Existem
algumas características que fazem do cinema de Hong Sang-soo algo fascinante. A
principal delas reside na aparente simplicidade de sua linguagem, que esconde
um talento para analisar personagens e construir um cinema humano difícil de
ver hoje em dia. A Visitante Francesa,
segundo filme do coreano a estrear no circuito comercial brasileiro (o primeiro
foi Hahaha, no ano passado; os
outros acabaram restritos aos festivais), possui esse fator humano em alta
conta.
A
narrativa abre com um diálogo entre duas mulheres. Elas conversam sobre as
decisões de um parente, atitudes que levaram a família a sérias dificuldades
financeiras. Devido a isso, a mais nova das duas mulheres resolve escrever um
roteiro. O script gira em torno de uma mulher, Anne, uma francesa que chega a
uma cidadezinha no litoral sul-coreano.
Anne,
no entanto, é a protagonista de três segmentos, três versões da história.
Apesar de possuir o mesmo nome em todas as versões da trama, em cada uma a
francesa é vista e analisada por diferentes prismas.
Hong
já havia provado sua perspicácia para com os sentimentos masculinos em filmes
como o próprio Hahaha.

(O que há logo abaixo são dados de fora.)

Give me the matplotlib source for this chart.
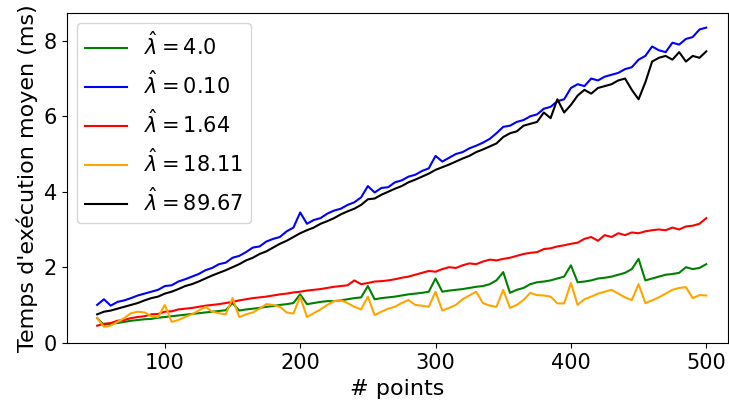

Agora ele
demonstra sensibilidade também ao ter uma mulher como objeto central de seu
longa-metragem. Se, por exemplo, em The
Day He Arrives, de 2008, vemos um homem que tem sua vida virada de pernas para
o ar por causa de seu amor por uma mulher, aqui analisamos a narrativa sob um
ponto de vista que é quase um espelho: vemos a mulher influenciando o
comportamento masculino.
Seja
por ser europeia, seja por ser uma bela mulher aos olhos dos coreanos que a
cercam, Anne exerce fascínio inegável nos homens que a cercam nas três
narrativas, nas quais a protagonista é uma diretora (o cinema é parte essencial
na obra de Hong), uma rica mulher de um empresário, ou uma recém-divorciada. Em
todas as versões o diretor traça um panorama dos personagens e estuda suas
atitudes através de um exercício de repetição.
As
situações tendem a reacontecerem. As três Annes encontram um salva-vidas na
praia, pedem por um guarda-chuva para sua vizinha, bebem soju com alguns amigos
(bebe-se muito nos filmes de Hong), pedem ajuda para localizar um farol, e
ficam em dúvidas sobre para que lado ir em um passeio. Essa natureza cíclica
encontra afirmação no modo como ela diz muito sobre as personalidades de Anne,
que apesar de viver as situações de forma sensivelmente diferente, sente,
ama, ri da mesma forma.
A Visitante Francesa
é um caso raro na filmografia de Hong Sang-soo, por possuir como protagonista
uma estrangeira, mas ao mesmo é coerente ao tratar a imagem feminina (e não uso
o termo “imagem” à toa) como catalisadora. Por ser personagem de um roteiro e,
portanto, apenas uma projeção, Anne acaba sendo metáfora para o poder que o
Cinema tem de materializar paixões, de fazer visível para o público algo que
antes era parte do pensamento de uma pessoa.
E
essa é a marca desse cineasta coreano que, aos 53 anos, é um dos artistas mais
interessantes da atualidade: captar a essência do humano, mas brincar com a
fantasia, com o imaginário, com a magia. A magia do Cinema.